Wednesday, November 23, 2011

Unnecessary Causes

There are some causes out there that directly affect people. They change lives and make the world a better place to live in. One such cause is the “don’t wear white after labor day” cause. Things like this are critical to distinguishing ourselves from absolute hooligans. But there are also causes out there that drive me crazy. Mainly for how unnecessarily passionate they are, but also for how much they blow up my facebook feed:

Waiting on Christmas
I’m sorry that I’m not sorry that Christmas is most definitely the most wonderful time of the year. Once Halloween hits, like clockwork, people start moaning and complaining that other people are celebrating Christmas too early. “Thanksgiving is next, people!!! Stop decorating for Christmas already!”. Oh, how silly of me! I should apparently dedicate the next 4 weeks to singing all the festive Thanksgiving songs and start decorating with turkey legs and gravy. Sick.

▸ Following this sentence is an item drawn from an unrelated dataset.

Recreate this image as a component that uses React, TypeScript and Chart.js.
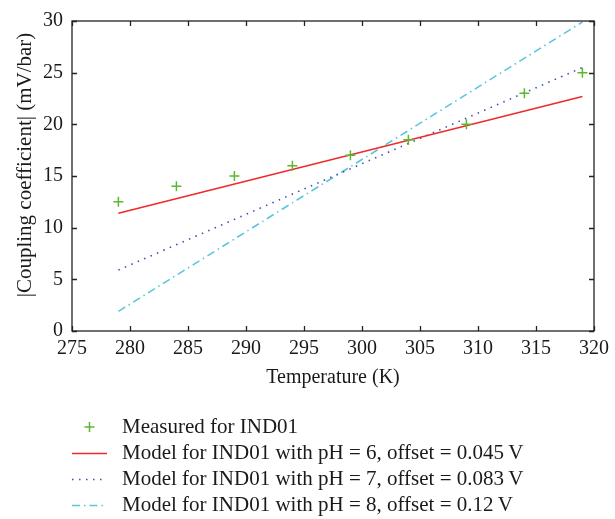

Thanksgiving isn’t a real holiday. If it’s a day that is solely celebrated by eating, it’s not a holiday for real. Also, I’m pretty sure this “shout out to Native Americans” every year by us eating to the point of needing a nap really soothes the sting of the trail of tears. Were all these haters traumatized beyond belief by premature carolers? Where is this passion for anti-Christmas coming from? It’s real band-wagoney is what it is. Stop trying to be sassy and hate Christmas for the next week or so. Also, don’t deny yourself the pleasure of listening to “All I Want for Christmas is You” by Mariah Carey. You’re only hurting yourself.

Kickball
Stop. It. How in the world did this sport take off?! Besides the fact that I’m playing pretty fast and loose with the term “sport”, this was the red-headed stepchild of activities in elementary school even. Now war ball… that brought the heat. I can’t believe that everyone is blithely allowing people to claim that they are in kickball leagues without simply calling them out for what they are actually doing. Trying to find a spouse. I’m sorry, this whole concept is a hop skip and a jump away from Events and Adventures, “It’s Just Lunch” and Match.com. The teams are always co-ed and include at least 3 girls that will never EVER catch a pop fly ball. Ever.

Thus proving it’s not meant to be competitive. Everyone’s drinking when they play, proving it’s not athletic. It’s a meet and greet dream come true is what it is. And everyone that plays is in such raging denial of their intentions, it’s got a real Jonestown feel happening.  The best part about this cult-like activity is when people meet their significant other on the kickball field they feel the need to be supportive of you, their single friend, by saying “The right person will come along for you when you least expect it. When you’re not even trying”. Right. Like what happened for you? Zip it.



Peanut Allergies
If I had a real allergy to peanuts, like carry an epi-pen around and maybe have to wear a bracelet I’d be ticked at the sudden take off of this allergy. I refuse to believe that so many people are all of the sudden allergic to a nut. If this is the case then our species is weeding itself out and we’ll become extinct eventually. To the point where we have nut free schools? Peanut allergies are the new ADHD. I hope the sunlight allergy is the next one to take off. It’s making the Seinfeld episode with bubble boy not so far fetched.

Twilight
I don’t even know where to start. First of all, if you’re going to acknowledge twilight for what it is, then by all means, yuck it up with vampires and werewolves. It’s a 7th grade reading level, double spaced series of books that people are capable of reading in 1 sitting and I have a feeling it took just about the same amount of time to write as it did to read. So if you’re going to be like “it’s a guilty pleasure of being silly and using imagination” then you do you. But do not, DO NOT say things like “Don’t knock the movies until you read the books! I thought it was going to be dumb but I read the books, and they are great”. Jane Austin rolls over in her grave every time you act like this is a literary work of art. And no, Kristin Stewart isn’t amazing. She’s a pinched faced broody teenager.

The hardest part of this series for me to wrap my brain around is how are 2 guys fighting over her? All they ever do is have to save her stupid ass at every moment of the day. Exactly what are they fighting for? Someone who wears flannel non-stop and never has a scrap of makeup on her face? It’s beyond comprehension. And worse its teaching our youth that you can completely give up on your looks and still have guys lined up for you. Good luck. You’re staring down the barrel of multiple kickball leagues in your future if this is your approach.